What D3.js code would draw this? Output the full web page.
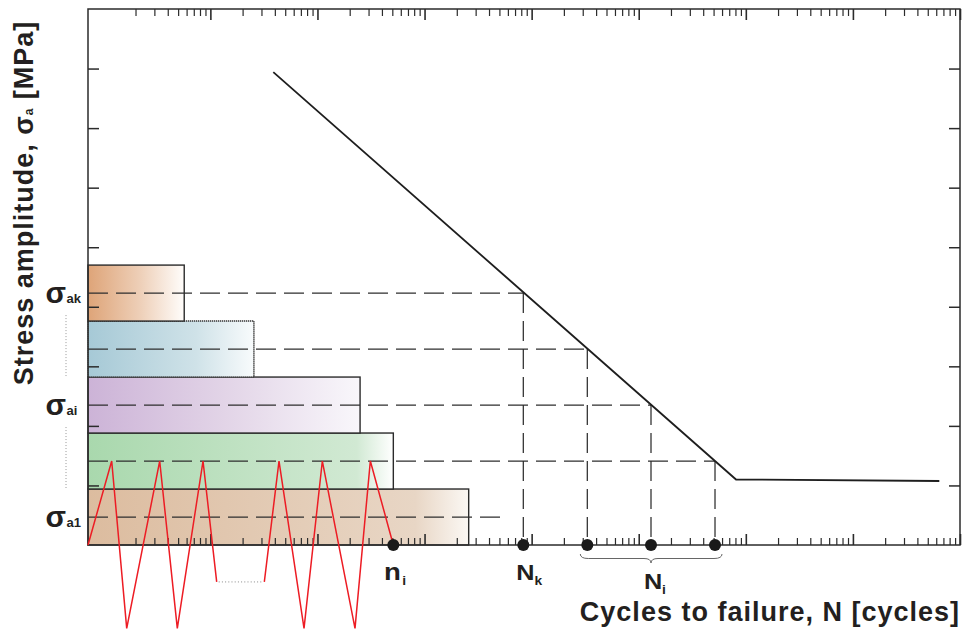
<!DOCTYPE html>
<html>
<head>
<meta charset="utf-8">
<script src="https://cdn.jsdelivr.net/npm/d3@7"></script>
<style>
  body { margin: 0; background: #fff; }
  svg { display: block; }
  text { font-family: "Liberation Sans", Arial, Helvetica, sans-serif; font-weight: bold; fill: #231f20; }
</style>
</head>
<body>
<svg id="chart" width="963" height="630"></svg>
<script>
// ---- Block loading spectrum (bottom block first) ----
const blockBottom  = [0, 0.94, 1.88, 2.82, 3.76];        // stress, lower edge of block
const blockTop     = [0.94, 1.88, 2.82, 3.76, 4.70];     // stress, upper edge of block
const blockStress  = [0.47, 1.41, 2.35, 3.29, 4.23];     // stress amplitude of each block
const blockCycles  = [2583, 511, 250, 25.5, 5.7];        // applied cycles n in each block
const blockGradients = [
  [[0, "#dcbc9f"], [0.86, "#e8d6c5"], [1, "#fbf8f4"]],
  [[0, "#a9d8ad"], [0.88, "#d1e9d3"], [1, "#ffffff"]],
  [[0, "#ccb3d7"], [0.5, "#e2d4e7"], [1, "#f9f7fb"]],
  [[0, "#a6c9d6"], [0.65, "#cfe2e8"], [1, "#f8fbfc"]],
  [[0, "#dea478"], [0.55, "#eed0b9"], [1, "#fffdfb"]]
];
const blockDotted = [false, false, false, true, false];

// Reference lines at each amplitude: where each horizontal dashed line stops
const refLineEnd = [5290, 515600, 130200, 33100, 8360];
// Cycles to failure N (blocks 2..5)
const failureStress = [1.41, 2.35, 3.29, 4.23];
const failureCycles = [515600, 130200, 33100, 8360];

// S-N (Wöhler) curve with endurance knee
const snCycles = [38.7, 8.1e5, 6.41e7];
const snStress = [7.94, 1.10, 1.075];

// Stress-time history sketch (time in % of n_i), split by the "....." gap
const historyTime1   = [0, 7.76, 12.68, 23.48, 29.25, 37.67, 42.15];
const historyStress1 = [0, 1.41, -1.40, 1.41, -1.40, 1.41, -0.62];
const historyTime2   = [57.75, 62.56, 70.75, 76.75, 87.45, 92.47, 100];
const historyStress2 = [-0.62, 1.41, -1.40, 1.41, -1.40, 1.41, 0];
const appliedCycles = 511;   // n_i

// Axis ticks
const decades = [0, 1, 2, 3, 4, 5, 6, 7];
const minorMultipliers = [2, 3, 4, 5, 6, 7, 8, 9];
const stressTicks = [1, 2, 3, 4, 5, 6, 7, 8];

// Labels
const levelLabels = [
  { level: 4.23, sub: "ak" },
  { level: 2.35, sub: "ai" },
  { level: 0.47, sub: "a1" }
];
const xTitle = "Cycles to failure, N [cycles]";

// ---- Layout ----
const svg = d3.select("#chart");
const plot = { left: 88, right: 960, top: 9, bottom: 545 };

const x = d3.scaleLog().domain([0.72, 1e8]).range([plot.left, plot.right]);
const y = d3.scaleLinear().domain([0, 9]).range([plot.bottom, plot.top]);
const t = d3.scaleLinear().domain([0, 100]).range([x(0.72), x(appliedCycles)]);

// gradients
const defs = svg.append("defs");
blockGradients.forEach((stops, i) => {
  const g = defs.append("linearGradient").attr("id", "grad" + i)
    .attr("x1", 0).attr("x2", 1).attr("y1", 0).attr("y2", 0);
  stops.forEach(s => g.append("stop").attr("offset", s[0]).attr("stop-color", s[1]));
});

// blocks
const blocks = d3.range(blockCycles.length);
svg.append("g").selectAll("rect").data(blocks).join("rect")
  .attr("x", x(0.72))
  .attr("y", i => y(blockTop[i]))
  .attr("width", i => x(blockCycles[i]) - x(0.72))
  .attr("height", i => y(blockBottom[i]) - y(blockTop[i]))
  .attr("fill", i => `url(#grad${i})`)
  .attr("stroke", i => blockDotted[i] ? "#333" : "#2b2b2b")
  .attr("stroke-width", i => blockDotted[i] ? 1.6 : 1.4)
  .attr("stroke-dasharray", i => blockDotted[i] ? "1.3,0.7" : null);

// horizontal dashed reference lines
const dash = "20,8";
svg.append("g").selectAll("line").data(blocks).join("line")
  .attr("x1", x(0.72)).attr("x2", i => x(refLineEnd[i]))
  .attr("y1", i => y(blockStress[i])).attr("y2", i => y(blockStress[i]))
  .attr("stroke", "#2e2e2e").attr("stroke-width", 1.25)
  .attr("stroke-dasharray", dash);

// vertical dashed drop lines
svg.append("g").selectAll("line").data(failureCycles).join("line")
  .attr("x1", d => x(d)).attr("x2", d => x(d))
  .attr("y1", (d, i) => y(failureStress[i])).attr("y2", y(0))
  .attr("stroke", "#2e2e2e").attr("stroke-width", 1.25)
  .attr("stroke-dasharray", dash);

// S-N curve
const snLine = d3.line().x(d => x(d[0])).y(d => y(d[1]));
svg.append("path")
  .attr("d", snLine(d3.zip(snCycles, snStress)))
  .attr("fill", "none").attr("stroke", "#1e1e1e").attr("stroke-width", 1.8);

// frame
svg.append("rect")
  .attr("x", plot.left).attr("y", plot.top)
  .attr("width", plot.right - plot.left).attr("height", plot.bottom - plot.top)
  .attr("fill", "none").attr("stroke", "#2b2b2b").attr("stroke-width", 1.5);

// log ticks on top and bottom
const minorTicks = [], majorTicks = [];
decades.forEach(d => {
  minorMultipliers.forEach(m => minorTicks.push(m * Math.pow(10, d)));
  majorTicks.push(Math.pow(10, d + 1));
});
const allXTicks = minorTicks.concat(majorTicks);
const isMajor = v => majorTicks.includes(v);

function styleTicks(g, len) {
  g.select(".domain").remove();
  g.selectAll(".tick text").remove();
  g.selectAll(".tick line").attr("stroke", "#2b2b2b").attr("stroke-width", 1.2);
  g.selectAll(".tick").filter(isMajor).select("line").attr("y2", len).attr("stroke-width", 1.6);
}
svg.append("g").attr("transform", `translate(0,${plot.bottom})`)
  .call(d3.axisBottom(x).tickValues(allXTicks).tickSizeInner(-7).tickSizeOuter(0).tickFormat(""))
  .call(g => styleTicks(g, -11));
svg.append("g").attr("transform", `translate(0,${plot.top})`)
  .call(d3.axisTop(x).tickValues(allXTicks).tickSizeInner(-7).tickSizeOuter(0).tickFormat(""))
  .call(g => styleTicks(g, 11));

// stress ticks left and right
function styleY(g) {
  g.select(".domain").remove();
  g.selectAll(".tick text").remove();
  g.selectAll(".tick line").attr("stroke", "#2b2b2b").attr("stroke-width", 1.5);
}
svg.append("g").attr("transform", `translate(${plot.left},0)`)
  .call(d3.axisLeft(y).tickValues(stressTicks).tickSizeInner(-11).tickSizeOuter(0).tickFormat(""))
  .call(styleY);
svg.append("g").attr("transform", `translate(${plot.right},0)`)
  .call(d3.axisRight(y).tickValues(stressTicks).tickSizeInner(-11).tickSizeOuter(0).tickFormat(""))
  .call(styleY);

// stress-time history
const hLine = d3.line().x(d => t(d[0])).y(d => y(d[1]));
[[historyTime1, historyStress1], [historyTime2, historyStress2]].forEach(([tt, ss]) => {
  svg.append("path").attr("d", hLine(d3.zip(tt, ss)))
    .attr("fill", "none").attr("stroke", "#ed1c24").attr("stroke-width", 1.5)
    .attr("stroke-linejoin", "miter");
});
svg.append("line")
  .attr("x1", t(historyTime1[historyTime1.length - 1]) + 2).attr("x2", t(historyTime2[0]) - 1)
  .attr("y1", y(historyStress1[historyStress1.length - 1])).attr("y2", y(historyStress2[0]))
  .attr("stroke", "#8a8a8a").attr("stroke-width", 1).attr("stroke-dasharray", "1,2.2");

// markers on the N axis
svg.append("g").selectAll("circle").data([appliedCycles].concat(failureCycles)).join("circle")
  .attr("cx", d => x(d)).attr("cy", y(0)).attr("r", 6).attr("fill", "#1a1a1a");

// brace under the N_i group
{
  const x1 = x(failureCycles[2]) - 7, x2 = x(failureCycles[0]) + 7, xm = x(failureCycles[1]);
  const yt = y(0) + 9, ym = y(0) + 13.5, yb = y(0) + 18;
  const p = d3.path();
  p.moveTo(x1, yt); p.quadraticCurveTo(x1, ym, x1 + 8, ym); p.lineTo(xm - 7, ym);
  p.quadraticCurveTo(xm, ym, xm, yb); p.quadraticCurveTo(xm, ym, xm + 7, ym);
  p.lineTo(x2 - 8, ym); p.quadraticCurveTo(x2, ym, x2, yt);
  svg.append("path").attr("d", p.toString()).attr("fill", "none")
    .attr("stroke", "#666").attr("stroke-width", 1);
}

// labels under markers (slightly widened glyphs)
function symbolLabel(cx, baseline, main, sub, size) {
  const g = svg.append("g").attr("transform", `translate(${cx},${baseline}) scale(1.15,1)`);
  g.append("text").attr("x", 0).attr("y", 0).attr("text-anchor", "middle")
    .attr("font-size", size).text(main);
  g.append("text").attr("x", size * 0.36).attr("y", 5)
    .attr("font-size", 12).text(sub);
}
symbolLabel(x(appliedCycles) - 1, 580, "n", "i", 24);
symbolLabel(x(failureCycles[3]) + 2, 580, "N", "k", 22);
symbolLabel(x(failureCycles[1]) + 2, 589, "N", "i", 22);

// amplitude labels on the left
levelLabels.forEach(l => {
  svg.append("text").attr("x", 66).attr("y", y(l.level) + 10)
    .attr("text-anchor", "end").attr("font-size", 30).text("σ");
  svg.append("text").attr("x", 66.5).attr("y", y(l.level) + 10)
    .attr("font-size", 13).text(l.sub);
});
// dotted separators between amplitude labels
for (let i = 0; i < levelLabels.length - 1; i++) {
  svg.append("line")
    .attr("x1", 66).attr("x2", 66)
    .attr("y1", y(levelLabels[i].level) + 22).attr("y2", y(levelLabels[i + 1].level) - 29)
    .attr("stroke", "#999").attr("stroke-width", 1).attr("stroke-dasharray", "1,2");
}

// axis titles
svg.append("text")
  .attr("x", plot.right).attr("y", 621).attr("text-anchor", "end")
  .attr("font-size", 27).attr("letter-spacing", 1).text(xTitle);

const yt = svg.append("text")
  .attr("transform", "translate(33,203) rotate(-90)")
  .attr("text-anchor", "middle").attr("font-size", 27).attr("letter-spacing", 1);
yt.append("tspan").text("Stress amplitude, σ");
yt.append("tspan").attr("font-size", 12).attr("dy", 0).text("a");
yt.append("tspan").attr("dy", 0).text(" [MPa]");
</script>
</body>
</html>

◆ DO THIS
Take the lines from the start of the material to the line with "const failureCycles = [515600, 130200, 33100, 8360];", both included, and transcribe them exactly without the pictures.

◆ RESPONSE BELOW
What D3.js code would draw this? Output the full web page.
<!DOCTYPE html>
<html>
<head>
<meta charset="utf-8">
<script src="https://cdn.jsdelivr.net/npm/d3@7"></script>
<style>
  body { margin: 0; background: #fff; }
  svg { display: block; }
  text { font-family: "Liberation Sans", Arial, Helvetica, sans-serif; font-weight: bold; fill: #231f20; }
</style>
</head>
<body>
<svg id="chart" width="963" height="630"></svg>
<script>
// ---- Block loading spectrum (bottom block first) ----
const blockBottom  = [0, 0.94, 1.88, 2.82, 3.76];        // stress, lower edge of block
const blockTop     = [0.94, 1.88, 2.82, 3.76, 4.70];     // stress, upper edge of block
const blockStress  = [0.47, 1.41, 2.35, 3.29, 4.23];     // stress amplitude of each block
const blockCycles  = [2583, 511, 250, 25.5, 5.7];        // applied cycles n in each block
const blockGradients = [
  [[0, "#dcbc9f"], [0.86, "#e8d6c5"], [1, "#fbf8f4"]],
  [[0, "#a9d8ad"], [0.88, "#d1e9d3"], [1, "#ffffff"]],
  [[0, "#ccb3d7"], [0.5, "#e2d4e7"], [1, "#f9f7fb"]],
  [[0, "#a6c9d6"], [0.65, "#cfe2e8"], [1, "#f8fbfc"]],
  [[0, "#dea478"], [0.55, "#eed0b9"], [1, "#fffdfb"]]
];
const blockDotted = [false, false, false, true, false];

// Reference lines at each amplitude: where each horizontal dashed line stops
const refLineEnd = [5290, 515600, 130200, 33100, 8360];
// Cycles to failure N (blocks 2..5)
const failureStress = [1.41, 2.35, 3.29, 4.23];
const failureCycles = [515600, 130200, 33100, 8360];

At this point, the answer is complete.